Yom Kippur in Jail – Almost!
It was erev Yom Kippur, and the company was closing early. I got a morning emergency call from a Pikesville deli needing five cases of crackers for their hundreds of Yom Kippur fish and lox platters going out that day for breaking the fast on motzai Yom Tov. All the trucks were gone, but this was a good customer, so I got a fellow from the warehouse to take my personal car and make the important delivery.
Since it was erev Yom Kippur, I explained to the warehouseman exactly what to do: Go to the customer, make the delivery, and come back immediately without any delay, so that I can go home before the taanis and prepare for Yom Tov. About three hours later I was a bit concerned. The driver had not returned, so I called the customer who confirmed the delivery had been made. Suddenly, three uniformed city policeman came down the hall to my office. They informed me that my car was involved in a drug transaction, and I was taken by the police to Whitelock Street, where I saw a swat team surrounding my car and my driver with his hands on the roof being frisked by drug agents. Car seats were being removed, trunk, and all doors were opened. There must have been 10 squad cars surrounding my vehicle. I envisioned spending Yom Kippur in jail. My driver had picked up a passenger who was involved in a drug drop with my vehicle. My driver and his criminal passenger were arrested, and I convinced the police that neither I nor my vehicle were guilty of anything. It was a miracle that I made Kol Nidrei that night.
Cajun Kosher
One time we brought in the world-famous Cajun chef Paul Prudomme. His gourmet spice line is under Star-K certification. We brought the chef to Baltimore for a party for our customers and held the event at a local non-kosher country club. The dinner was completely kosher, served on beautiful paper goods. All the food preparation was done in advance at our home, and we ordered all the kosher food and glatt meats, which were cooked in brand new, toveled pots and frying pans on portable burners we lit at the club, so as not to use the non-kosher kitchen. It was probably the chef’s first totally kosher experience.
Candles in China
Traveling for business has led my wife and I to most European countries, Australia, China, and many other wonderfully exotic destinations. Kashrus was always a challenge, and was much more difficult in the 70s and 80s than today. Many of my kosher stories are in a book I wrote in 1995, The World of Orthodox Judaism, published by Aronson and still available on Amazon and in Jewish bookstores. Recently Mishpacha magazine wrote about my kosher experiences in Hong Kong.
The best story is the time my wife needed to bench licht for Shabbos in Beijing, capital of China. I feared that lighting candles in our room in a wooden hotel building was a danger, and I suggested we light candles at a table in the hotel restaurant as an alternative. We gathered our kiddush wine and food and ordered Coca Cola in the restaurant. My wife lit the candles, and all of a sudden, our table was surrounded by eight waiters, who happily sang “Happy Birthday” in Chinese in harmonious chorus.

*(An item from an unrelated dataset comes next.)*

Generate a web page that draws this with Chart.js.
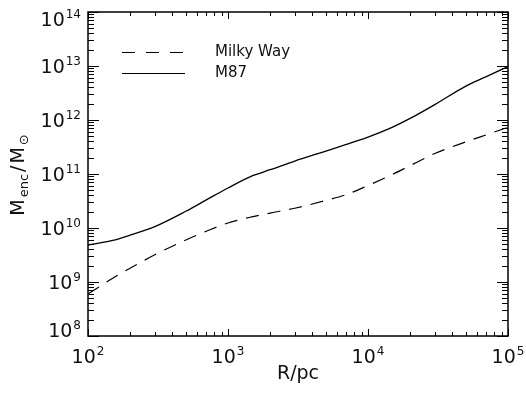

I will never forget another China Shabbos, when we were making Shabbos and watching the Chinese fisherman in their boats through our hotel room window overlooking Hong Kong Bay. That Friday night, we invited non-frum Jewish people to join us for licht benching and the singing of “Shalom Aleichem” followed by kiddush. We always took along small bottles of wine and grape juice on our travels.
Who Moved the Door Stopper?
We had many Shabbos predicaments at hotels. To avoid the elevators, we always arranged to stay on a lower floor and used the stairs. Non-Jewish traveling companions often helped us maneuver Shabbos issues that presented challenges to us along the way. Once, in Hong Kong, we placed ashtrays between locking doors in the staircase to allow us to get into our sixth floor hotel room. We left the hotel to go out with our fellow business persons on Friday afternoon, and returned to our hotel by foot Friday night after Shabbos already started. We climbed six flights only to realize that someone had pulled the ashtray from the door, and we could not get in. We returned to the lobby and waited a few hours until our non-Jewish friends came back from dinner and had them open the door to the floor.

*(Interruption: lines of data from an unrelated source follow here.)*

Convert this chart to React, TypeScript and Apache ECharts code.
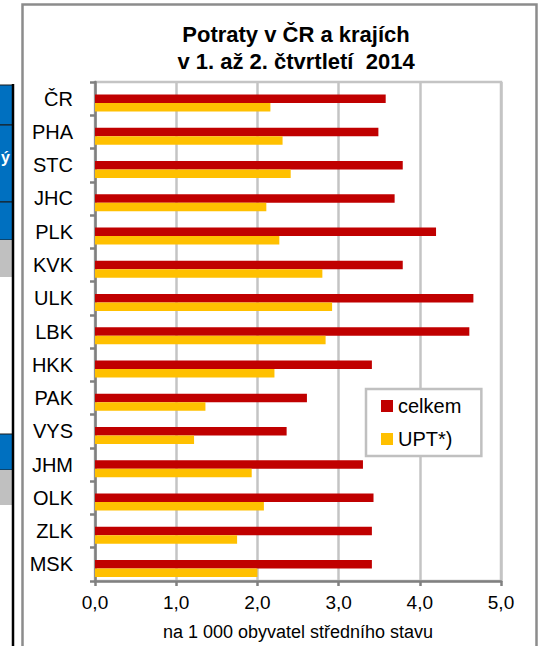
import React, { useEffect, useRef } from "react";
import * as echarts from "echarts";

const categories = ["ČR", "PHA", "STC", "JHC", "PLK", "KVK", "ULK", "LBK", "HKK", "PAK", "VYS", "JHM", "OLK", "ZLK", "MSK"];
const celkem = [3.58, 3.49, 3.79, 3.69, 4.2, 3.79, 4.66, 4.61, 3.41, 2.61, 2.36, 3.3, 3.43, 3.41, 3.41];
const upt = [2.16, 2.31, 2.41, 2.11, 2.27, 2.8, 2.92, 2.84, 2.21, 1.36, 1.22, 1.93, 2.08, 1.75, 2.0];
const xTicks = [0, 1, 2, 3, 4, 5];

const FONT = "'Liberation Sans', Arial, sans-serif";

export default function App() {
  const ref = useRef<HTMLDivElement>(null);
  useEffect(() => {
    if (!ref.current) return;
    const chart = echarts.init(ref.current, null, { renderer: "svg" });
    chart.setOption({
      animation: false,
      backgroundColor: "#ffffff",
      textStyle: { fontFamily: FONT },
      title: {
        text: "Potraty v ČR a krajích\nv 1. až 2. čtvrtletí  2014",
        left: 291,
        top: 16,
        textAlign: "center",
        textStyle: { fontFamily: FONT, fontSize: 22, fontWeight: "bold", color: "#000", lineHeight: 27 },
      },
      legend: {
        data: ["celkem", "UPT*)"],
        orient: "vertical",
        left: 366,
        top: 389,
        backgroundColor: "#fff",
        borderColor: "#c0c0c0",
        borderWidth: 2.5,
        borderRadius: 0,
        padding: [6, 20, 6, 15],
        itemWidth: 12,
        itemHeight: 12,
        itemGap: 11,
        icon: "rect",
        textStyle: { fontFamily: FONT, fontSize: 20, color: "#000", lineHeight: 22 },
      },
      grid: {
        left: 95,
        right: 48,
        top: 82,
        bottom: 64,
        show: true,
        borderColor: "#c4c4c4",
        borderWidth: 2.5,
        containLabel: false,
      },
      xAxis: {
        type: "value",
        min: xTicks[0],
        max: xTicks[xTicks.length - 1],
        interval: 1,
        name: "na 1 000 obyvatel středního stavu",
        nameLocation: "middle",
        nameGap: 42,
        nameTextStyle: { fontFamily: FONT, fontSize: 18, color: "#000" },
        axisLine: { show: true, lineStyle: { color: "#808080", width: 2.5 } },
        axisTick: { show: true, length: 5, lineStyle: { color: "#808080", width: 2.5 } },
        axisLabel: {
          fontFamily: FONT,
          fontSize: 19,
          color: "#000",
          margin: 12,
          formatter: (v: number) => v.toFixed(1).replace(".", ","),
        },
        splitLine: { show: true, lineStyle: { color: "#c4c4c4", width: 2.5 } },
      },
      yAxis: {
        type: "category",
        data: categories,
        inverse: true,
        axisLine: { show: true, lineStyle: { color: "#808080", width: 2.5 } },
        axisTick: { show: true, length: 5, lineStyle: { color: "#808080", width: 2.5 } },
        axisLabel: { fontFamily: FONT, fontSize: 20, color: "#000", margin: 22 },
        splitLine: { show: false },
      },
      series: [
        {
          name: "spacer",
          type: "bar",
          data: [],
          barWidth: 8.5,
          barGap: "0%",
          silent: true,
        },
        {
          name: "celkem",
          type: "bar",
          data: celkem,
          barWidth: 8.5,
          barGap: "0%",
          itemStyle: { color: "#C00000" },
        },
        {
          name: "UPT*)",
          type: "bar",
          data: upt,
          barWidth: 8.5,
          barGap: "0%",
          itemStyle: { color: "#FFC000" },
        },
      ],
      graphic: [
        {
          type: "rect",
          shape: { x: 22.5, y: 4.5, width: 514, height: 700 },
          style: { fill: "none", stroke: "#8c8c8c", lineWidth: 2.5 },
          silent: true,
          z: -10,
        },
        { type: "rect", shape: { x: -2, y: 85, width: 15, height: 40 }, style: { fill: "#0070C0", stroke: "#1a1a1a", lineWidth: 1 } },
        { type: "rect", shape: { x: -2, y: 125, width: 15, height: 77 }, style: { fill: "#0070C0", stroke: "#1a1a1a", lineWidth: 1 } },
        { type: "rect", shape: { x: -2, y: 202, width: 15, height: 38 }, style: { fill: "#0070C0", stroke: "#1a1a1a", lineWidth: 1 } },
        { type: "rect", shape: { x: -2, y: 240, width: 14, height: 37 }, style: { fill: "#c0c0c0" } },
        { type: "rect", shape: { x: -2, y: 434, width: 15, height: 36 }, style: { fill: "#0070C0", stroke: "#1a1a1a", lineWidth: 1 } },
        { type: "rect", shape: { x: -2, y: 470, width: 14, height: 35 }, style: { fill: "#c0c0c0" } },
        {
          type: "text",
          x: 1,
          y: 149,
          style: { text: "ý", fill: "#ffffff", font: "bold 16px 'Liberation Sans', Arial, sans-serif" },
        },
        {
          type: "line",
          shape: { x1: 13, y1: 84, x2: 13, y2: 646 },
          style: { stroke: "#000000", lineWidth: 2.5 },
        },
      ],
    });
    return () => chart.dispose();
  }, []);
  return (
    <div
      ref={ref}
      style={{ position: "fixed", left: 0, top: 0, width: 549, height: 646 }}
    />
  );
}
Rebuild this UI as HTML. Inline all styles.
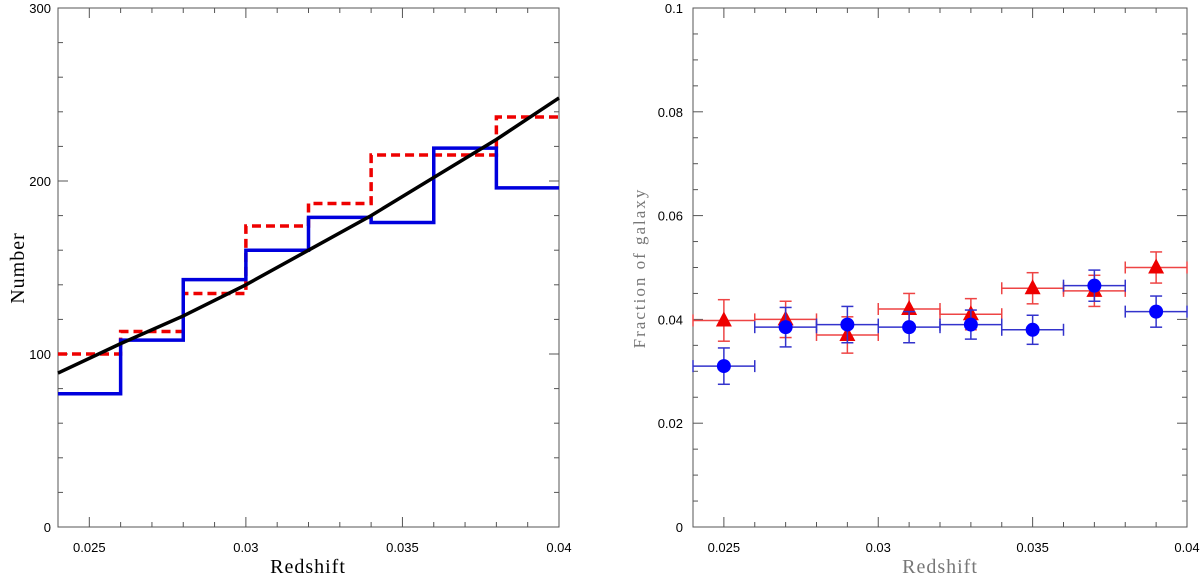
<!DOCTYPE html>
<html><head><meta charset="utf-8"><style>body{margin:0;background:#fff}svg{display:block}</style></head>
<body>
<svg id="c" width="1200" height="576" font-family="Liberation Sans, sans-serif"></svg>
<script>
const binEdges=[0.024,0.026,0.028,0.030,0.032,0.034,0.036,0.038,0.040];
const blueHist=[77,108,143,160,179,176,219,196];
const redHist=[100,113,135,174,187,215,215,237];
const fitX=[0.024,0.026,0.028,0.030,0.032,0.034,0.036,0.038,0.040];
const fitY=[89,106,122,140,160,180,202,224,248];
const ptX=[0.025,0.027,0.029,0.031,0.033,0.035,0.037,0.039];
const blueFrac=[0.031,0.0385,0.039,0.0385,0.039,0.038,0.0465,0.0415];
const blueErr=[0.0035,0.0038,0.0035,0.003,0.0028,0.0028,0.003,0.003];
const redFrac=[0.0398,0.040,0.037,0.042,0.041,0.046,0.0455,0.050];
const redErr=[0.004,0.0035,0.0035,0.003,0.003,0.003,0.003,0.003];
const xTicks=[0.025,0.03,0.035,0.04],xTickLabels=['0.025','0.03','0.035','0.04'];
const lyTicks=[0,100,200,300],ryTicks=[0,0.02,0.04,0.06,0.08,0.1],ryTickLabels=['0','0.02','0.04','0.06','0.08','0.1'];
const svg=document.getElementById('c'),NS='http://www.w3.org/2000/svg';
function el(t,a,p){const e=document.createElementNS(NS,t);for(const k in a)e.setAttribute(k,a[k]);(p||svg).appendChild(e);return e;}
function panel(L,R,T,B,ymax,name){
 const sx=v=>L+(v-0.024)/0.016*(R-L), sy=v=>B-v/ymax*(B-T);
 const g=el('g',{});
 el('rect',{x:L,y:T,width:R-L,height:B-T,fill:'none',stroke:'#555','stroke-width':1},g);
 for(let i=0;i<=16;i++){const x=sx(0.024+i*0.001),len=(i%5==1)?10:5;
  el('line',{x1:x,x2:x,y1:B,y2:B-len,stroke:'#555'},g);el('line',{x1:x,x2:x,y1:T,y2:T+len,stroke:'#555'},g);}
 return {sx,sy,g};
}
const A=panel(58,559,8,527,300,'left-panel');
for(let i=0;i<=15;i++){const y=A.sy(i*20),len=(i%5==0)?10:5;
 el('line',{x1:58,x2:58+len,y1:y,y2:y,stroke:'#555'},A.g);el('line',{x1:559,x2:559-len,y1:y,y2:y,stroke:'#555'},A.g);}
xTicks.forEach((v,i)=>{const t=el('text',{x:A.sx(v),y:552,'font-size':13,'text-anchor':'middle'},A.g);t.textContent=xTickLabels[i];});
lyTicks.forEach(v=>{const t=el('text',{x:51,y:A.sy(v)+5,'font-size':13,'text-anchor':'end'},A.g);t.textContent=v;});
function hist(vals,attrs,n){let d='';vals.forEach((v,i)=>{d+=(i?'L':'M')+A.sx(binEdges[i])+','+A.sy(v)+'L'+A.sx(binEdges[i+1])+','+A.sy(v);});
 const p=el('path',Object.assign({d,fill:'none'},attrs),A.g);}
hist(redHist,{stroke:'#e00','stroke-width':3.5,'stroke-dasharray':'9,5'},'red-histogram');
hist(blueHist,{stroke:'#00d','stroke-width':3.5},'blue-histogram');
const fp=el('path',{d:fitX.map((x,i)=>(i?'L':'M')+A.sx(x)+','+A.sy(fitY[i])).join(''),fill:'none',stroke:'#000','stroke-width':3.5},A.g);

let t=el('text',{x:308,y:573,'font-size':20,'letter-spacing':'1','text-anchor':'middle','font-family':'Liberation Serif, serif'});t.textContent='Redshift';

t=el('text',{x:0,y:0,'font-size':20,'letter-spacing':'1','text-anchor':'middle','font-family':'Liberation Serif, serif',transform:'translate(24,268) rotate(-90)'});t.textContent='Number';

const B=panel(693,1187,8,527,0.1,'right-panel');
for(let i=0;i<=20;i++){const y=B.sy(i*0.005),len=(i%4==0)?10:5;
 el('line',{x1:693,x2:693+len,y1:y,y2:y,stroke:'#555'},B.g);el('line',{x1:1187,x2:1187-len,y1:y,y2:y,stroke:'#555'},B.g);}
xTicks.forEach((v,i)=>{const t=el('text',{x:B.sx(v),y:552,'font-size':13,'text-anchor':'middle'},B.g);t.textContent=xTickLabels[i];});
ryTicks.forEach((v,i)=>{const t=el('text',{x:683,y:B.sy(v)+5,'font-size':13,'text-anchor':'end'},B.g);t.textContent=ryTickLabels[i];});
function pts(vals,errs,col,shape,n){vals.forEach((v,i)=>{const g=el('g',{},B.g);
 const x=B.sx(ptX[i]),y=B.sy(v),x0=B.sx(ptX[i]-0.001),x1=B.sx(ptX[i]+0.001),y0=B.sy(v-errs[i]),y1=B.sy(v+errs[i]);
 el('line',{x1:x0,x2:x1,y1:y,y2:y,stroke:col,'stroke-width':1.5},g);
 el('line',{x1:x0,x2:x0,y1:y-6,y2:y+6,stroke:col,'stroke-width':1.5},g);el('line',{x1:x1,x2:x1,y1:y-6,y2:y+6,stroke:col,'stroke-width':1.5},g);
 el('line',{x1:x,x2:x,y1:y0,y2:y1,stroke:col,'stroke-width':1.5},g);
 el('line',{x1:x-6,x2:x+6,y1:y0,y2:y0,stroke:col,'stroke-width':1.5},g);el('line',{x1:x-6,x2:x+6,y1:y1,y2:y1,stroke:col,'stroke-width':1.5},g);
 if(shape=='c')el('circle',{cx:x,cy:y,r:7,fill:'#00f'},g);
 else el('polygon',{points:`${x},${y-9} ${x-8},${y+6} ${x+8},${y+6}`,fill:'#e00'},g);});}
pts(redFrac,redErr,'#e44','t','red-triangle');
pts(blueFrac,blueErr,'#33c','c','blue-circle');
t=el('text',{x:940,y:573,'font-size':20,'letter-spacing':'1','text-anchor':'middle','font-family':'Liberation Serif, serif',fill:'#777'});t.textContent='Redshift';

t=el('text',{x:0,y:0,'font-size':17,'text-anchor':'middle','letter-spacing':'2','font-family':'Liberation Serif, serif',fill:'#777',transform:'translate(645,268) rotate(-90)'});t.textContent='Fraction of galaxy';

</script>
</body></html>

Then in Beijing, at a state dinner at the Beijing Guest House, we gave the chef our kosher sealed frozen dinner, but they brought it out to our table on their treif china. We had to fake eating it by just moving the food around so as to not start an international incident.
In all our travels, we tried to make a kiddush Hashem, educating many non-frum Jews who traveled with us but also to non-Jews who saw how seriously we took kashrus. In Egypt, we even shared our kosher food with many of our fellow travelers, who could not stomach the local Egyptian cuisine. They devoured our dried salami from Wasserman and Lemberger, which fed many. Because of the extreme heat in Egypt, we were told we needed to drink constantly to keep hydrated. Erev Shabbos, I asked a restaurant in the lobby if we could order bottled water during the day and have them keep a running tab, as we could not sign. They refused to accommodate our request, so I gave them cash in advance and told them to return whatever we did not use.
More Travel Issues
There were other challenges for me as a business person, such as crossing the International Date Line, which at times caused issues with Shabbos and with counting sefira. But I always sought rabbinical advice on how to properly conduct myself halachically in these situations. Many times the groups we traveled with would fly out on Shabbos, and that meant we had to catch up with the group a day later, flying Sunday instead. The business groups would eat in treife restaurants, and they all knew we would accompany the group to be sociable and businesslike but that we always brought our own kosher food to every meal.
The End of an Era
I sold the company in 1987, the day before erev Pesach, and I wired my Rosh Yeshiva in Eretz Yisrael that I had sold all my chometz permanently! At settlement, a heter iskah was needed (a business document when interest is a factor in a business deal with fellow Jews), because I sold the business to Jewish investors and there was a future payable note involving interest. Counsel for the other side was extremely uncomfortable signing the all-Hebrew document, and the sale hit a snag as the many attorneys working on the sale came to an impasse. To collect the interest on the note required the existence of a heter iska written between buyer and seller. My yeshiva-trained attorneys had a solution. It was to allow the other side to retain the heter iska document in their records. We did not actually need a copy; there just had to be one. The attorneys for the buyers were comfortable with that, and the company was sold. My five-year contract with the acquiring company stipulated clearly that, as president of the new entity, I would take off on all Shabbosim and Yom Tovim.
So Castle Food Corporation and its management, the Schlossberg family, and many of its employees and staff were all shomer Shabbosand conducted their business practices with careful adherence to halacha in every aspect of running the company. Hashem rewarded the company with hatzlacha and much mazal.